# INSTRUCTIONS FOR THE TASK:
Starting with the first line below, extract each line through the one that contains "(0,0) rectangle (801,700);", inclusive, excluding pictures.
________
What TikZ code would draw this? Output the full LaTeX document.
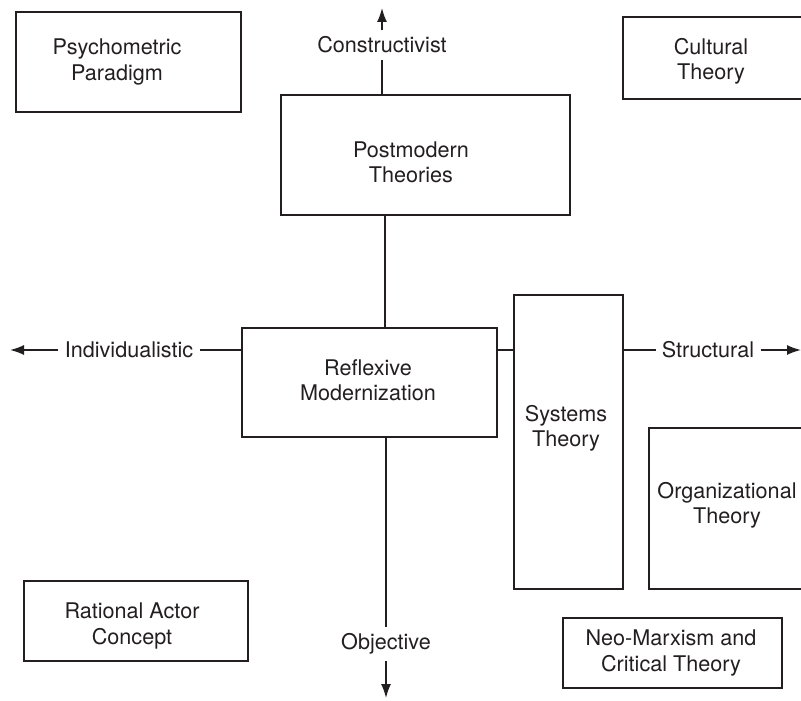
\documentclass[tikz,border=0pt]{standalone}
\usepackage{fontspec}
\setmainfont{TeX Gyre Heros}
\usepackage{tikz}
\usetikzlibrary{arrows.meta, positioning, calc}
\definecolor{mapink}{HTML}{231F20}

\begin{document}
\begin{tikzpicture}[
  x=0.5pt, y=-0.5pt,
  font=\fontsize{10.8}{12.6}\selectfont,
  every node/.style={align=center, text=mapink},
  box/.style={draw=mapink, line width=0.8pt, inner sep=0pt},
  boxtext/.style={inner sep=0pt},
  axis/.style={draw=mapink, line width=0.8pt},
  axisarrow/.style={axis, -{Latex[length=7pt, width=5pt]}},
  axislabel/.style={inner sep=3pt}
]
\useasboundingbox (0,0) rectangle (801,700);

% theory boxes
\node[box, minimum width=112.5pt, minimum height=50pt] (psych) at (128.5,62) {};
\node[boxtext] (psychtxt) at (117,62) {Psychometric\\Paradigm};

\node[box, minimum width=144.5pt, minimum height=60pt] (pm) at (425.5,155) {};
\node[boxtext] (pmtxt) at (411,162) {Postmodern\\Theories};

\node[box, minimum width=91pt, minimum height=41pt] (cult) at (714,58) {};
\node[boxtext] (culttxt) at (711,61) {Cultural\\Theory};

\node[box, minimum width=127.5pt, minimum height=54.5pt] (refl) at (369.5,382.5) {};
\node[boxtext] (refltxt) at (368,380) {Reflexive\\Modernization};

\node[box, minimum width=54.5pt, minimum height=147pt] (sys) at (568.5,442) {};
\node[boxtext] (systxt) at (566,428) {Systems\\Theory};

\node[box, minimum width=78pt, minimum height=80.5pt] (org) at (727,508.5) {};
\node[boxtext] (orgtxt) at (727,505) {Organizational\\Theory};

\node[box, minimum width=112pt, minimum height=40pt] (rat) at (136,621) {};
\node[boxtext] (rattxt) at (132,626) {Rational Actor\\Concept};

\node[box, minimum width=109.5pt, minimum height=35pt] (neo) at (672.5,653) {};
\node[boxtext] (neotxt) at (671,653) {Neo-Marxism and\\Critical Theory};

% axes
\coordinate (cross) at (385,350);
\coordinate (uptip) at (382,8);
\coordinate (lefttip) at (10,350);
\coordinate (righttip) at (801,350);
\coordinate (downtip) at (386,698);

\node[axislabel] (constr) at (382,45) {Constructivist};
\node[axislabel] (indiv) at (129,350) {Individualistic};
\node[axislabel] (struct) at (708,350) {Structural};
\node[axislabel] (obj) at (386,644) {Objective};

\draw[axisarrow] (constr.north) -- (uptip);
\draw[axis] (pm.north -| constr) -- (constr.south);
\draw[axis] (pm.south -| cross) -- (refl.north -| cross);

\draw[axis] (refl.west |- cross) -- (indiv.east);
\draw[axisarrow] (indiv.west) -- (lefttip);

\draw[axis] (refl.east |- cross) -- (sys.west |- cross);
\draw[axis] (sys.east |- cross) -- (struct.west);
\draw[axisarrow] (struct.east) -- (righttip);

\draw[axis] (refl.south -| obj) -- (obj.north);
\draw[axisarrow] (obj.south) -- (downtip);

\end{tikzpicture}
\end{document}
________
# OUTPUT OF THE EXERCISE:
What TikZ code would draw this? Output the full LaTeX document.
\documentclass[tikz,border=0pt]{standalone}
\usepackage{fontspec}
\setmainfont{TeX Gyre Heros}
\usepackage{tikz}
\usetikzlibrary{arrows.meta, positioning, calc}
\definecolor{mapink}{HTML}{231F20}

\begin{document}
\begin{tikzpicture}[
  x=0.5pt, y=-0.5pt,
  font=\fontsize{10.8}{12.6}\selectfont,
  every node/.style={align=center, text=mapink},
  box/.style={draw=mapink, line width=0.8pt, inner sep=0pt},
  boxtext/.style={inner sep=0pt},
  axis/.style={draw=mapink, line width=0.8pt},
  axisarrow/.style={axis, -{Latex[length=7pt, width=5pt]}},
  axislabel/.style={inner sep=3pt}
]
\useasboundingbox (0,0) rectangle (801,700);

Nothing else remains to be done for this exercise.